:: Dataset rows ::
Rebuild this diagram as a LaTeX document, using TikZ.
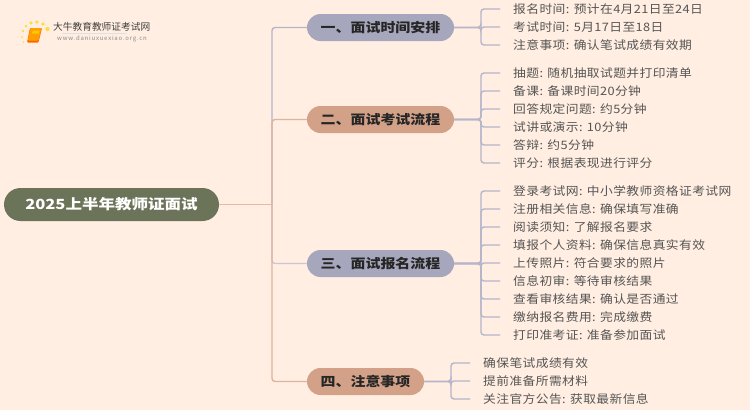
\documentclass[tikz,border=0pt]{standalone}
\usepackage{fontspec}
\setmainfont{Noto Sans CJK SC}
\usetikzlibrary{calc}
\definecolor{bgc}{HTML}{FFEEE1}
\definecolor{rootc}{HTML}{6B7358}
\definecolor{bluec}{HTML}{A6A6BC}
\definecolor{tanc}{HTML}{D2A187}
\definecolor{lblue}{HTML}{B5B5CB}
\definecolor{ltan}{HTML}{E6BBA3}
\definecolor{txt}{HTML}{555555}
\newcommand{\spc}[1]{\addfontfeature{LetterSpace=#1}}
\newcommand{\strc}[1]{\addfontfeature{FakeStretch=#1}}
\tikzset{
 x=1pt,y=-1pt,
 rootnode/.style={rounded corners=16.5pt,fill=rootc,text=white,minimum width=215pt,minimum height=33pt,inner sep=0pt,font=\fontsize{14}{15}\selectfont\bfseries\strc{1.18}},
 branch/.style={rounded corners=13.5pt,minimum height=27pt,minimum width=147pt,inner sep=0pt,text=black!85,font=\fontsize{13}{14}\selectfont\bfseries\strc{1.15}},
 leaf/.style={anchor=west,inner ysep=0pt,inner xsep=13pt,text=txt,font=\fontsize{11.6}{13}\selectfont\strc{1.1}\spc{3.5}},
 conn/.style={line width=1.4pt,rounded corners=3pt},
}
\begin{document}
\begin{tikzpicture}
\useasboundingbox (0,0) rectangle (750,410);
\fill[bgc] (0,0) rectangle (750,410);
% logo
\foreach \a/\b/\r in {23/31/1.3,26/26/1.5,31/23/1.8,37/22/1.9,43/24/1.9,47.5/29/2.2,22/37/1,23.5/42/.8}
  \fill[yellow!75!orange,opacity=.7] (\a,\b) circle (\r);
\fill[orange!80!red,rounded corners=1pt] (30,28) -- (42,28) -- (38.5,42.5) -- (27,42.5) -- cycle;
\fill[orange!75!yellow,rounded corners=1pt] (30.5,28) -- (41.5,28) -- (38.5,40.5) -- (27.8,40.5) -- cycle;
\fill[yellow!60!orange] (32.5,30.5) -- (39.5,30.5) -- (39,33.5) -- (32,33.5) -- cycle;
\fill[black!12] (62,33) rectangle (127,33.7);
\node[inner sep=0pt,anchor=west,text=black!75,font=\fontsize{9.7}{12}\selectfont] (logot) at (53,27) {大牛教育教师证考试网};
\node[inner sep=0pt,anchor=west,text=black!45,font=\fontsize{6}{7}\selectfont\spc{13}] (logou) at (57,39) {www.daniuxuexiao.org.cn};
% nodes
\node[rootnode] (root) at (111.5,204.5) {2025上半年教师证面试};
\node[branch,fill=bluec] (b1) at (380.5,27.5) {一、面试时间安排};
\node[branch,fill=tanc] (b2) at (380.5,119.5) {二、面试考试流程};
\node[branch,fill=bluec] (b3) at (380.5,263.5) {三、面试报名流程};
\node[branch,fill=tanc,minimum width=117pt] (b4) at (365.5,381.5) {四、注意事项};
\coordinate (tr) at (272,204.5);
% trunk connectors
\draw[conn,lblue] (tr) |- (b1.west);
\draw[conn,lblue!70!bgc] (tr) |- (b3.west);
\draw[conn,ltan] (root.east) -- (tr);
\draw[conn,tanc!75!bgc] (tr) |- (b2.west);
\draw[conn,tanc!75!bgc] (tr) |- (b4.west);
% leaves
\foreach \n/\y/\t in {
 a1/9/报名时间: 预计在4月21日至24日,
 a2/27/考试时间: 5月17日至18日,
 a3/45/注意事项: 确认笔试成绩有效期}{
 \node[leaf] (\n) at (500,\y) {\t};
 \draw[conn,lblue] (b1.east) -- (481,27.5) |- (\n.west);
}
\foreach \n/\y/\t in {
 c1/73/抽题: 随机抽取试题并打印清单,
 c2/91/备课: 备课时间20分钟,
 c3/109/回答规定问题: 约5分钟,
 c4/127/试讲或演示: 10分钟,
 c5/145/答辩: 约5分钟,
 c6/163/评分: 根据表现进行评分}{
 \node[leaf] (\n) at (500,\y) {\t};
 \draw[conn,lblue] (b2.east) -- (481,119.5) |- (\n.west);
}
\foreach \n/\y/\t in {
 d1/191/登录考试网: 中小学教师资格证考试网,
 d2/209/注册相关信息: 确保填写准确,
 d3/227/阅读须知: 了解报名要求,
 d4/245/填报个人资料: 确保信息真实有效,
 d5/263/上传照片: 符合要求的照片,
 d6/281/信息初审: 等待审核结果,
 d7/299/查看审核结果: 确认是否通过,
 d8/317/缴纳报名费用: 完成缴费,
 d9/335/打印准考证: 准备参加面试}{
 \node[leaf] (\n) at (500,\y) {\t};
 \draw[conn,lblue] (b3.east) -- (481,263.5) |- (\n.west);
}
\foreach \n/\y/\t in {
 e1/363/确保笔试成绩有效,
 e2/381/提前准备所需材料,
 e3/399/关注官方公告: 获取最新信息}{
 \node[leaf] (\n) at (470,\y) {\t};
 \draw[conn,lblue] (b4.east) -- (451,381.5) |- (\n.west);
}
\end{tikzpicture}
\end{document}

...

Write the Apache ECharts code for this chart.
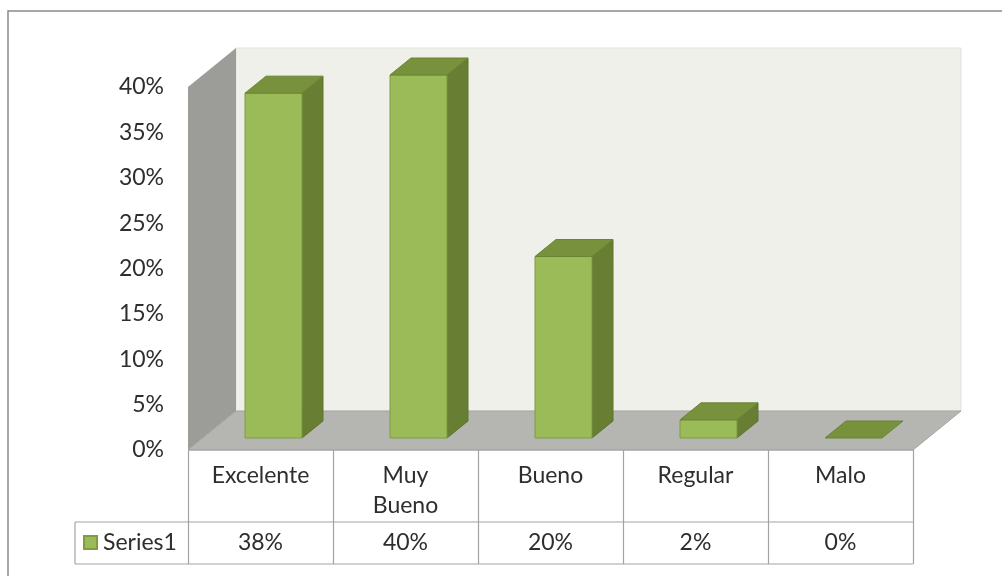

:: The problem ::
From the entries above, pull out each line that includes "this".

:: Task response ::
Rebuild this diagram as a LaTeX document, using TikZ.
Write the Apache ECharts code for this chart.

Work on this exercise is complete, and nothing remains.